The Dali Legacy by Christopher Heath Brown

The Dali Legacy by Christopher Heath Brown

Author:Christopher Heath Brown
Language: eng
Format: epub
Tags: Art History
Publisher: Apollo Publishers
Published: 2021-01-04T00:00:00+00:00


Fig. 64. Salvador Dalí, Endless Enigma, 1938

This only pushed Dalí to produce ever more provocative works that would establish him as the leading light of Surrealism, even if much of the Surrealist movement had by now disowned him. It also compelled him to write furiously, defending himself and his art. This led in 1942 to his first autobiography, The Secret Life of Salvador Dalí.

His standing in the New York art world received a major boost when in November of 1941, the Museum of Modern Art hosted a major retrospective exhibition of Dalí, with some additional works by Miró.
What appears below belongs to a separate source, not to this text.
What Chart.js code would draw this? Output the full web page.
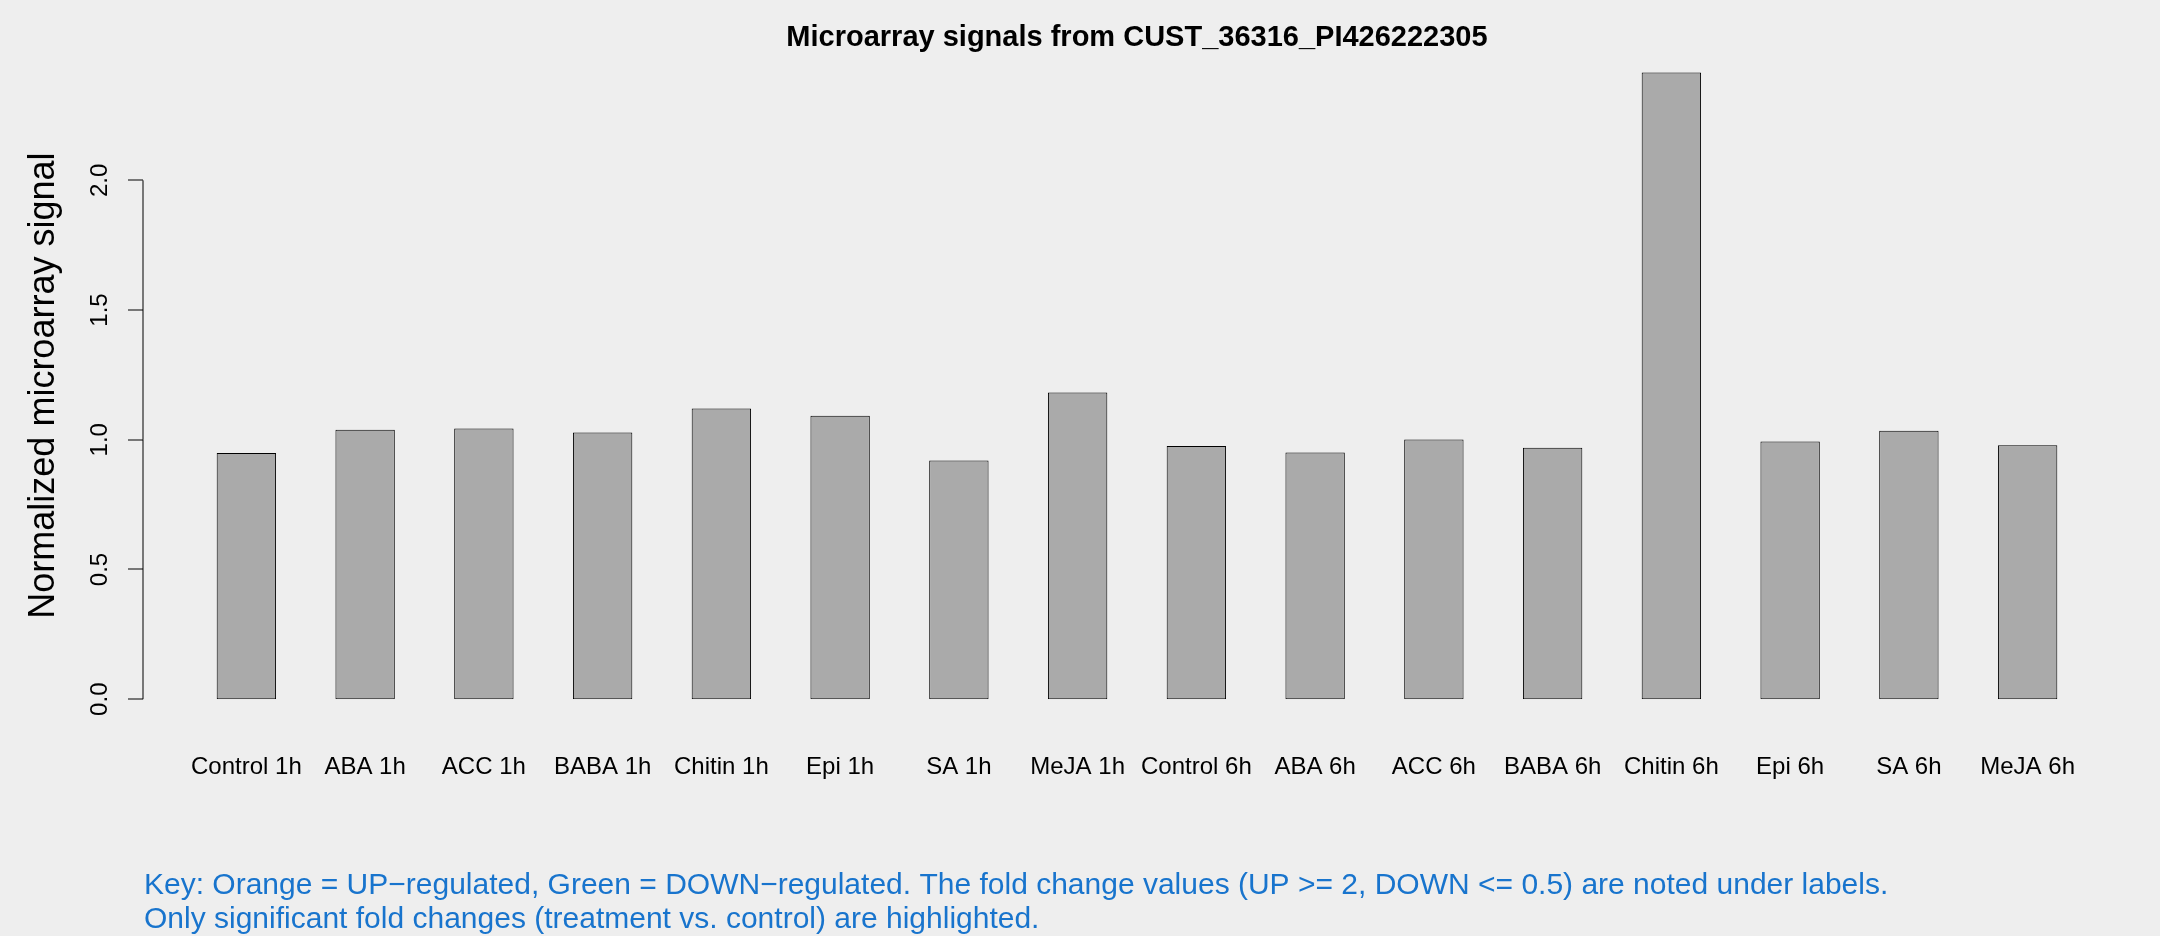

The exhibit subsequently traveled throughout the United States and did much to cement Dalí’s reputation in this country. In the introduction to the accompanying catalog, MoMA publicist Monroe Wheeler wrote that “we believe that Dalí is an artist of the greatest interest at the moment, and meaningful in this historic sense,” because “his imagination is not abnormal, at least no more so than that of a number of geniuses of painting in the past; no more so than the tormented psyche of today which is its basic theme.” And while Dalí’s conduct “may have been undignified,” Wheeler continues, “the greater part of his art is a matter of dead earnest, for us no less than for him.”

The subsequent essay by MoMA curator James Thrall Soby readily acknowledged the influence of Old Masters such as Johannes Vermeer, Diego Velázquez, Hieronymus Bosch, and the Spanish and Italian Baroque. In fact, Soby called Dalí’s interest in Vermeer’s art no less than “obsessive,” noting that “at various times in his career, [Dalí] declared that his ultimate ambition is to be able to paint like Vermeer.”

Notwithstanding the prestige of this retrospective, as well as the attention that the American press continued to lavish on Dalí, the sales of his paintings gradually declined after the United States entered World War II following the Japanese attack on Pearl Harbor. As the wealthy patrons of New York turned to funding the war effort, the idea of investing in Surrealist art by a Spanish painter receded in importance. In response, Dalí plunged himself into writing, producing a novel, Hidden Faces, in 1944, while being forced to accept commissions to paint portraits of New York socialites. Needless to say, this further dimmed his standing in Modernist circles. Indeed, even the most passionate devotees of Dalí’s art would admit that the war years in exile were not the artist’s most fertile period, with only a few works of genuine merit. By contrast, Dalí produced some of his best designs for the stage during this time, including the sets for the 1941 ballet Labyrinth at the Metropolitan Opera, and the 1944 ballet The Mad Tristan, choreographed by Leonide Massine based on Richard Wagner’s opera Tristan und Isold.